McCaffrey turned to the other side of promotion--public relations--to get Google's story out to the world. The result was a combination of well-placed articles, company blogs written by real people, and genuine word-of-mouth buzz once people started realizing that Google had changed the Internet search experience.

That's been the standard operating procedure at Google ever since. However, as Google's breadth has increased, the search titan has moved into areas where it's competing against companies with deeply entrenched brands of their own, such as Microsoft in desktop business software or Apple in gadgetry.

Google Apps billboard
Billboards for Google Apps appeared in major cities such as San Francisco and New York last year. Google

That has prompted Google to experiment with ads for its products or services here and there. Google has run television commercials for Google Chrome. It purchased a very traditional magazine, billboard, and display advertising campaign over the last year to promote Google Apps.

The big surprise came in February, when Google aired a Super Bowl ad promoting the essential Google service: Internet search. At the time the company insisted it was a one-off ad, and not part of a larger strategy to move into mass-media advertising.

But it could have been a trial balloon. After all, Google doesn't like to make decisions unless it has data, and the most-watched television program ever had to produce a lot of data.

What's next?
Google is in a tricky place at the moment as it tries to preserve its company culture amid a shifting industry.

Facebook's size and ambition shows that word-of-mouth and PR are still a very effective way to build a dynamic Web business, but also that the conversation marketers want to see and influence is moving more and more into a space that does not contain Google.

And in the next big computing market, Google is between the proverbial rock and a hard place, torn between building its Android technology as a successful competitor to Apple's iPhone by supporting partners while changing the way mobile phones are sold with the Nexus One by promoting its own phone.

"They've got a brand problem/opportunity," Battelle said, explaining that he believes Google will eventually shift its brand from search to software. This is a problem many companies would love to have: after all, most people who have ever used the Internet have encountered Google, and its market-share numbers prove they're sticking around.

But Google is getting old, at least by the hyperquick standards of Silicon Valley. It knows it needs to find a way to keep growing as Internet search growth itself levels off or--more importantly--becomes less interesting to product marketing teams with the development of sites like Facebook and Twitter that let marketers get even closer to the consumer. Google thinks that mobile search is still a huge opportunity, and it's right to say that, but it seems mobile ad platforms might evolve differently from desktop ones due to the size limitations of the screen.

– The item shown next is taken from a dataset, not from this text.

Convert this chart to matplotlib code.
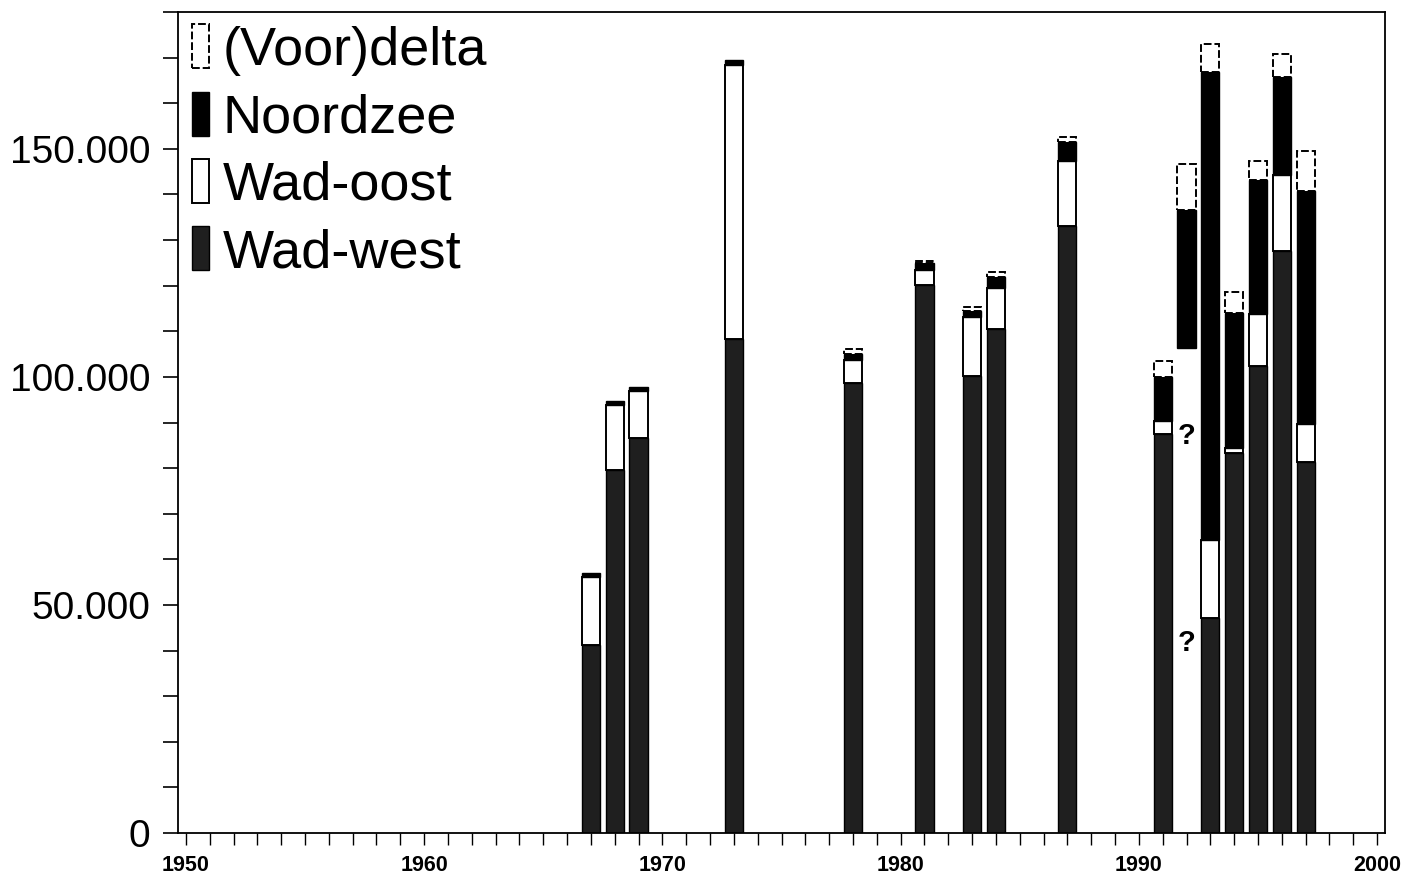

That means Google will need to define itself as more than just a search company. It is seeking growth in areas with deep-pocketed competitors who, unlike Yahoo, Lycos, Ask Jeeves and the former MSN Search, have brands that are very well established in the consumer's mind.

And any politician worth their salt will tell you that if you're not out there defining who you are and what you hope to be, someone else will be glad to do it for you.